Beatty has cited the histories of the Harlem neighborhood and West African brewing techniques and ingredients as influences in developing her beers. Harlem Brewing Co.'s beers include Harlem Sugar Hill Golden Ale, inspired by Duke Ellington's song Take the 'A' Train [to Sugar Hill]; Harlem Renaissance Wit, flavored with cumin, grains of paradise, orange peel, and coriander; 125th Street IPA, an India Pale Ale named in honor of one of Harlem's most iconic avenues; and Queen Stout, a stout flavored with coffee, chocolate, and cinnamon, brewed in honor of Beatty's mother, Rachel Patterson Beatty Jackson.

In 2006, Anheuser-Busch offered to acquire Harlem Brewing Co., but Beatty declined. Harlem Brewing Co.'s beers are sold in Whole Foods, Walmart, and Fairway Market and distributed in New York, Virginia, and North Carolina. Beatty's "Renaissance Wit" won the "Best Brew of New York City" in a 2018 competition.

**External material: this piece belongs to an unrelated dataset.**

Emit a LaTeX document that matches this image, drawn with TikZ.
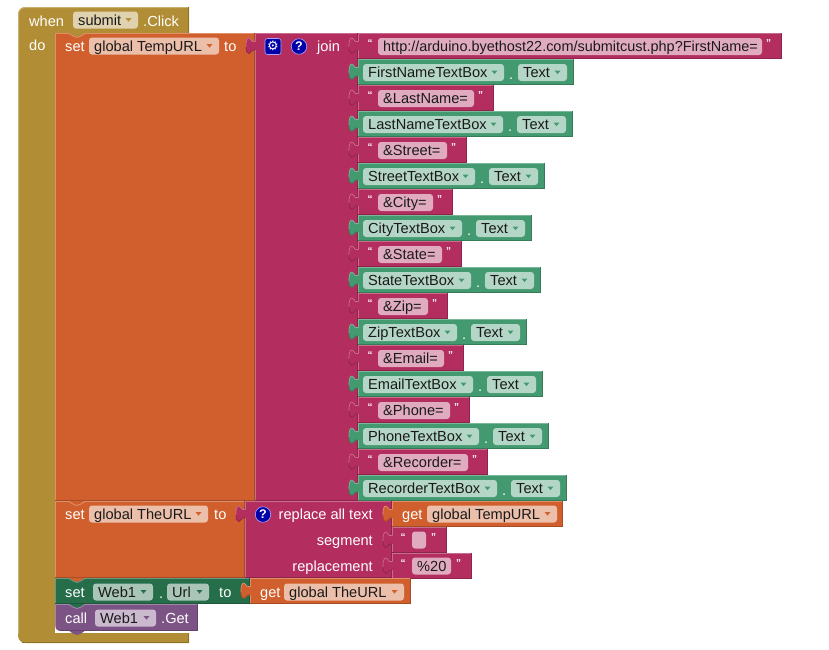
\documentclass[tikz,border=0pt]{standalone}
\usepackage{fontspec}
\setmainfont{Liberation Sans}
\newfontfamily\symfont{DejaVu Sans}
\definecolor{mustard}{HTML}{B18E35}
\definecolor{mustardL}{HTML}{C8B06F}
\definecolor{mustardD}{HTML}{8E722A}
\definecolor{mustardP}{HTML}{E0D2AE}
\definecolor{orng}{HTML}{D05F2D}
\definecolor{orngL}{HTML}{E08F6B}
\definecolor{orngD}{HTML}{A64C24}
\definecolor{orngP}{HTML}{ECBFAB}
\definecolor{mag}{HTML}{B32D5E}
\definecolor{magL}{HTML}{CA6C8E}
\definecolor{magD}{HTML}{8F244B}
\definecolor{magP}{HTML}{E1ABBF}
\definecolor{grn}{HTML}{439970}
\definecolor{grnL}{HTML}{7BB79A}
\definecolor{grnD}{HTML}{367A5A}
\definecolor{grnP}{HTML}{B4D6C6}
\definecolor{dgrn}{HTML}{266D4A}
\definecolor{dgrnL}{HTML}{689980}
\definecolor{dgrnD}{HTML}{1E573B}
\definecolor{dgrnP}{HTML}{A8C5B7}
\definecolor{purp}{HTML}{7C5385}
\definecolor{purpL}{HTML}{A387A9}
\definecolor{purpD}{HTML}{63426A}
\definecolor{purpP}{HTML}{CBBACE}
\definecolor{ink}{HTML}{1A1A1A}
\definecolor{hblue}{HTML}{0000A8}
\tikzset{
  lbl/.style={text=white,font=\fontsize{14.6}{16}\selectfont,inner sep=0pt,anchor=base west},
  lblr/.style={lbl,anchor=base east},
  val/.style={text=ink,font=\fontsize{14.6}{16}\selectfont,inner sep=0pt,anchor=base west},
  qt/.style={text=white,font=\fontsize{10}{12}\selectfont\bfseries,inner sep=0pt,anchor=center},
  help/.style={circle,fill=hblue,draw=white!65!blue,line width=.6pt,minimum size=15.5pt,inner sep=0pt,text=white,font=\fontsize{12.5}{14}\selectfont\bfseries},
}
% block: x1 y1 x2 y2 colour
\newcommand{\blk}[5]{%
  \fill[#5] (#1,#2) rectangle (#3,#4);
  \draw[#5L,line width=1.2pt] (#1+.6,#4) -- (#1+.6,#2+.6) -- (#3,#2+.6);
  \draw[#5D,line width=1.2pt] (#1,#4-.6) -- (#3-.6,#4-.6) -- (#3-.6,#2);
}
% value tab on left edge: x ytop colour
\newcommand{\tab}[3]{%
  \fill[#3] (#1+1.2,#2+8.5) -- (#1-2,#2+8.5) .. controls (#1-4,#2+9) and (#1-4,#2+5) .. (#1-6,#2+5) .. controls (#1-8,#2+5) and (#1-9,#2+8) .. (#1-9,#2+12) -- (#1-9,#2+14) .. controls (#1-9,#2+18) and (#1-8,#2+20.5) .. (#1-6,#2+20.5) .. controls (#1-4,#2+20.5) and (#1-4,#2+17) .. (#1-2,#2+17) -- (#1+1.2,#2+17) -- cycle;
  \draw[#3L,line width=.7pt] (#1,#2+8.5) -- (#1-2,#2+8.5) .. controls (#1-4,#2+9) and (#1-4,#2+5) .. (#1-6,#2+5) .. controls (#1-8,#2+5) and (#1-9,#2+8) .. (#1-9,#2+12) -- (#1-9,#2+14);
  \draw[#3D,line width=.7pt] (#1-9,#2+14) .. controls (#1-9,#2+18) and (#1-8,#2+20.5) .. (#1-6,#2+20.5) .. controls (#1-4,#2+20.5) and (#1-4,#2+17) .. (#1-2,#2+17) -- (#1,#2+17);
}
% statement notch: x(left of block) y(bottom of upper block) colour
\newcommand{\bump}[3]{%
  \fill[#3] (#1+14,#2-.2) -- (#1+18,#2+2.5) -- (#1+22,#2+4) -- (#1+26,#2+2.5) -- (#1+30,#2-.2) -- cycle;
}
% notch with light edge
\newcommand{\bumpe}[4]{%
  \bump{#1}{#2}{#3}
  \draw[#4,line width=.8pt] (#1+14,#2+.6) -- (#1+18,#2+3) -- (#1+22,#2+4.5) -- (#1+26,#2+3) -- (#1+30,#2+.6);
}
% text field: x1 x2 ycentre colour
\newcommand{\pill}[4]{%
  \fill[#4P,rounded corners=3pt] (#1,#3-8.5) rectangle (#2,#3+8.5);
}
\newcommand{\ddarr}[3]{% right end of pill, ycentre, colour
  \fill[#3] (#1-12.5,#2-2) -- (#1-6.5,#2-2) -- (#1-9.5,#2+1.6) -- cycle;
}
% dropdown: x1 x2 yc text colour
\newcommand{\dd}[5]{%
  \pill{#1}{#2}{#3}{#5}
  \ddarr{#2}{#3}{#5}
  \node[val] at (#1+5,#3+5) {#4};
}
% text literal row: ytop xright text
\newcommand{\lit}[3]{%
  \blk{358}{#1}{#2}{#1+26}{mag}
  \tab{358}{#1}{mag}
  \node[qt] at (370,#1+10) {“};
  \pill{378}{#2-20}{#1+13.5}{mag}
  \node[val] at (383,#1+18.5) {#3};
  \node[qt] at (#2-13.5,#1+10) {”};
}
% green text box row: ytop xright name
\newcommand{\tbx}[3]{%
  \blk{358}{#1}{#2}{#1+26}{grn}
  \tab{358}{#1}{grn}
  \dd{363}{#2-70}{#1+13.5}{#3}{grn}
  \node[lbl] at (#2-65,#1+20) {.};
  \dd{#2-56}{#2-7}{#1+13.5}{Text}{grn}
}
\begin{document}
\begin{tikzpicture}[x=1pt,y=-1pt]
\useasboundingbox (0,0) rectangle (829,649);
% event block
\fill[mustard] (189,643) -- (26,643) .. controls (21,643) and (18,640) .. (18,635) -- (18,15) .. controls (18,10) and (21,7) .. (26,7) -- (189,7) -- (189,33) -- (55,33) -- (55,633) -- (189,633) -- cycle;
\draw[mustardL,line width=1pt] (18.5,634) -- (18.5,15) .. controls (18.5,10) and (21,7.5) .. (26,7.5) -- (188,7.5);
\draw[mustardD,line width=1pt] (22,642.5) -- (188.5,642.5) -- (188.5,633);
\draw[mustardD,line width=1pt] (188.5,7) -- (188.5,33);
\node[lbl] (when) at (29,26) {when};
\dd{73}{138}{20}{submit}{mustard}
\node[lbl] (click) at (143,26) {.Click};
\node[lbl] (do) at (29,50) {do};
% set TempURL
\blk{55}{33}{255}{501}{orng}
\bumpe{55}{33}{mustard}{orngL}
\node[lbl] at (65,51) {set};
\dd{89}{219}{46}{global TempURL}{orng}
\node[lbl] at (224,51) {to};
% join
\blk{255}{33}{358}{501}{mag}
\tab{255}{33}{mag}
\fill[hblue,rounded corners=2.5pt,draw=white!65!blue,line width=.6pt] (265,38.5) rectangle (281,54.5);
\node[text=white,font=\symfont\fontsize{13}{14}\selectfont,inner sep=0pt] (gear) at (273,46) {⚙};
\node[help] (q1) at (299,46.5) {?};
\node[lbl] at (317,51) {join};
\lit{33}{782}{\fontsize{14.45}{16}\selectfont http://arduino.byethost22.com/submitcust.php?FirstName=}
\tbx{59}{574}{FirstNameTextBox}
\lit{85}{494}{\&LastName=}
\tbx{111}{573}{LastNameTextBox}
\lit{137}{467}{\&Street=}
\tbx{163}{545}{StreetTextBox}
\lit{189}{453}{\&City=}
\tbx{215}{532}{CityTextBox}
\lit{241}{462}{\&State=}
\tbx{267}{541}{StateTextBox}
\lit{293}{448}{\&Zip=}
\tbx{319}{527}{ZipTextBox}
\lit{345}{464}{\&Email=}
\tbx{371}{543}{EmailTextBox}
\lit{397}{470}{\&Phone=}
\tbx{423}{549}{PhoneTextBox}
\lit{449}{488}{\&Recorder=}
\tbx{475}{567}{RecorderTextBox}
% set TheURL
\blk{55}{501}{245}{578}{orng}
\bumpe{55}{501}{orng}{orngL}
\node[lbl] at (65,519) {set};
\dd{89}{208}{514}{global TheURL}{orng}
\node[lbl] at (214,519) {to};
\blk{245}{501}{392}{578}{mag}
\tab{245}{501}{mag}
\node[help] (q2) at (263,514.5) {?};
\node[lblr] at (373,519) {replace all text};
\node[lblr] at (373,545) {segment};
\node[lblr] at (373,571) {replacement};
\blk{392}{501}{563}{527}{orng}
\tab{392}{501}{orng}
\node[lbl] at (402,519) {get};
\dd{427}{557}{514}{global TempURL}{orng}
\blk{392}{527}{447}{553}{mag}
\tab{392}{527}{mag}
\node[qt] at (403,537) {“};
\pill{412}{426}{540}{mag}
\node[qt] at (433.5,537) {”};
\blk{392}{553}{472}{579}{mag}
\tab{392}{553}{mag}
\node[qt] at (403,563) {“};
\pill{412}{451}{566}{mag}
\node[val] at (417,571) {\%20};
\node[qt] at (458.5,563) {”};
% set Web1.Url
\blk{55}{578}{250}{604}{dgrn}
\bumpe{55}{578}{orng}{dgrnL}
\node[lbl] at (65,597) {set};
\dd{93}{153}{592}{Web1}{dgrn}
\node[lbl] at (159,598) {.};
\dd{167}{209}{592}{Url}{dgrn}
\node[lbl] at (219,597) {to};
\blk{250}{578}{411}{604}{orng}
\tab{250}{578}{orng}
\node[lbl] at (260,597) {get};
\dd{284}{404}{592}{global TheURL}{orng}
% call
\blk{55}{604}{198}{631}{purp}
\bumpe{55}{604}{dgrn}{purpL}
\bump{55}{631}{purp}
\fill[white] (55,626) .. controls (55.5,630) and (58,631.2) .. (63,631.2) -- (55,633) -- cycle;
\node[lbl] at (65,623) {call};
\dd{95}{156}{618}{Web1}{purp}
\node[lbl] at (161,623) {.Get};
\end{tikzpicture}
\end{document}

Beatty has collaborated with Black brewers across the country. In 2018, Beatty partnered with Briana Brake, founder and head brewer of Spaceway Brewing Company, LLC, to open Rocky Mount Brewery in Rocky Mount, North Carolina. Briana serves as the head brewer and CEO, while Beatty is the Co-Brewer and Adviser. In 2021, Harlem Brewing Co. collaborated with Montclair Brewery, a Black-owned brewery in Montclair, New Jersey, to create a porter called "Noble Like It Is" in honor of Gil Noble, a Black journalist who was born in Harlem to Jamaican immigrant parents and lived in Montclair. Brewers chose a porter style because porters and stouts are favored by Jamaican beer drinkers and they flavored the beer with Jamaican pimento (allspice).

In 2020, Celeste Beatty and her brothers Carl Beatty and Pernell Beatty incorporated Harlem Brew South, a brewery, taproom, and training center in a former tobacco warehouse located in Rocky Mount, North Carolina. The team plans to open the facility in 2023.

In 2021, Beatty was featured in the documentary film One Pint at a Time, which also featured Alisa Bowens-Mercado, Teri Fahrendorf, and others.

Beatty is also a member of the New York State Brewers Association, the Brewers Association, and the New York City Brewers Guild.